## start

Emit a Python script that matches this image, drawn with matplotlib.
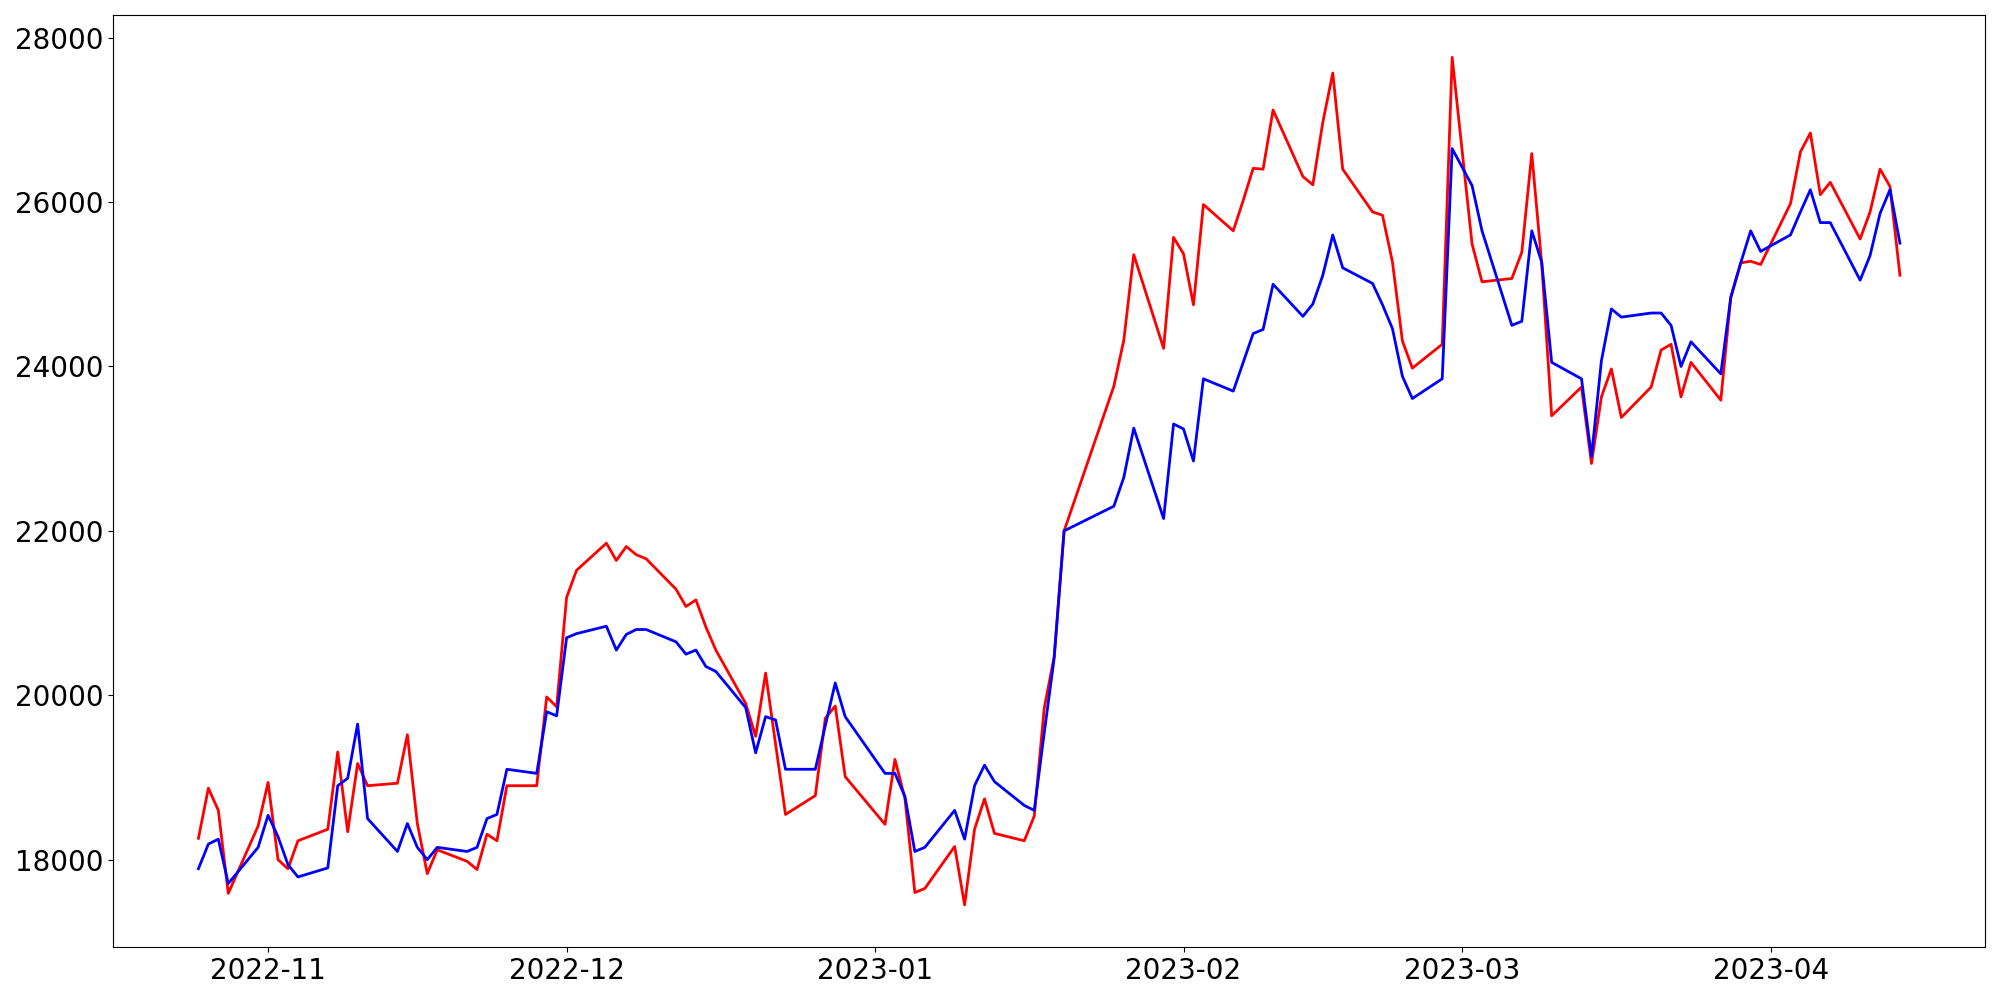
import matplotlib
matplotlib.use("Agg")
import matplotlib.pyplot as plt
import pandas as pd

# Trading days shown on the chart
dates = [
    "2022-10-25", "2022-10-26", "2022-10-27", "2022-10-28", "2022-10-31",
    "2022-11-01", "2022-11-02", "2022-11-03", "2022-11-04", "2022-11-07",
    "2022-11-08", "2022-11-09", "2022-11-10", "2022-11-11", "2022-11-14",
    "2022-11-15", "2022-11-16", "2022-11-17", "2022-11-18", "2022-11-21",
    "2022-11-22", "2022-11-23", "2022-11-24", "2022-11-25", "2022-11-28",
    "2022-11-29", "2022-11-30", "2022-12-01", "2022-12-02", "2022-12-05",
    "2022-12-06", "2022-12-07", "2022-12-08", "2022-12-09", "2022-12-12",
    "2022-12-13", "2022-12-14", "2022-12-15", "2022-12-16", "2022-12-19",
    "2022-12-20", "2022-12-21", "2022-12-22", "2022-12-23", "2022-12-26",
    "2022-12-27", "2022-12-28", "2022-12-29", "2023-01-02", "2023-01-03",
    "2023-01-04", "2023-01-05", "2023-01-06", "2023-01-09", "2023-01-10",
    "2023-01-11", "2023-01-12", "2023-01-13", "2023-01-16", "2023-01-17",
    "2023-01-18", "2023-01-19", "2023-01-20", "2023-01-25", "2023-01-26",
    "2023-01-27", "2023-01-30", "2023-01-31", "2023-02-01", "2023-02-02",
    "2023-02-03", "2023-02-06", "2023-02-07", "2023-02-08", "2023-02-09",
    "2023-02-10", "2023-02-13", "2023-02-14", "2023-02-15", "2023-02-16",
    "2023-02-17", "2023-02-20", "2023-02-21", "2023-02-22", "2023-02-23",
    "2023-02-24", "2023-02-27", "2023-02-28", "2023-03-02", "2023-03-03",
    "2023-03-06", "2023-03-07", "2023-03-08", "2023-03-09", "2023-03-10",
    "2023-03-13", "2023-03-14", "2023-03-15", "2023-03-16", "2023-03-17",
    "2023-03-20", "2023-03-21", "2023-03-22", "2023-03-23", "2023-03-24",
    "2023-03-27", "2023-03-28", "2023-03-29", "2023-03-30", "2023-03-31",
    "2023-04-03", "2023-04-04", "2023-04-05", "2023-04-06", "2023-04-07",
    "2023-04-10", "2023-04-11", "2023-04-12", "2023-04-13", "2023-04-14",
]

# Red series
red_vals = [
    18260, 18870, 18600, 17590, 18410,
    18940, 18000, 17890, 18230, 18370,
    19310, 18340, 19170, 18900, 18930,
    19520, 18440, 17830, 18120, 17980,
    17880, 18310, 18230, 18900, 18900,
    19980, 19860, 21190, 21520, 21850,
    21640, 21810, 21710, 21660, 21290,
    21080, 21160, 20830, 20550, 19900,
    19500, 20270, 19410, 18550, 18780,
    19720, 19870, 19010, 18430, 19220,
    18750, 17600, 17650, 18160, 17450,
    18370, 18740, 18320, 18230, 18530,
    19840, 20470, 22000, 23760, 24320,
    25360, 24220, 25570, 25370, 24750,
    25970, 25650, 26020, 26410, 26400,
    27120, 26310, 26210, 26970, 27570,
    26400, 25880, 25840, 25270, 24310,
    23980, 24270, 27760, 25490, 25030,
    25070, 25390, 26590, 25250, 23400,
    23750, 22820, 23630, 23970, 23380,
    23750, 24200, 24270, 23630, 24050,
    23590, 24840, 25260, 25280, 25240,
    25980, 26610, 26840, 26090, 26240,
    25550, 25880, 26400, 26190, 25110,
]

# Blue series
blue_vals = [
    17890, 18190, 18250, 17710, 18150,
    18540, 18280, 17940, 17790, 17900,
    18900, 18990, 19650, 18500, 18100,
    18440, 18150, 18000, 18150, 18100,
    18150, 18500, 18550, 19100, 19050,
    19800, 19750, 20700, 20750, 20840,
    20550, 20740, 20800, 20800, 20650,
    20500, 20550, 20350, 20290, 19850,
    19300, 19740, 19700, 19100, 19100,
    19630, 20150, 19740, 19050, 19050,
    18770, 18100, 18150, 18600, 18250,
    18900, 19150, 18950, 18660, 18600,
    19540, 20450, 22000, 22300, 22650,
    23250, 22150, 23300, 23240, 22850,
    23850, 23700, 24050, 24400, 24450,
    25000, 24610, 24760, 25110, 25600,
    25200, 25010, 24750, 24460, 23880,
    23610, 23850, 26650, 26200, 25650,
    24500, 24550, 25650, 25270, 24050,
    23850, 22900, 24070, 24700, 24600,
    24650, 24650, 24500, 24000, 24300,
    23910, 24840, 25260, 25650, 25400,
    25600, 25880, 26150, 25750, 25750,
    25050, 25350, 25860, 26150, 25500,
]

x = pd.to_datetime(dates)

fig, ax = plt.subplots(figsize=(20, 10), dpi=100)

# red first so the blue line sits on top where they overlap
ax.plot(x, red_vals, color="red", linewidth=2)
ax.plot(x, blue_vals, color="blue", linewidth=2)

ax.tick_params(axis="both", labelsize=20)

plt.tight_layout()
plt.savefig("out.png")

## end

◆ Exercise goal
Exactly restate the lines from the beginning of the data through the line with "import pandas as pd", and no others, keeping pictures out.

◆ Correct answer
Emit a Python script that matches this image, drawn with matplotlib.
import matplotlib
matplotlib.use("Agg")
import matplotlib.pyplot as plt
import pandas as pd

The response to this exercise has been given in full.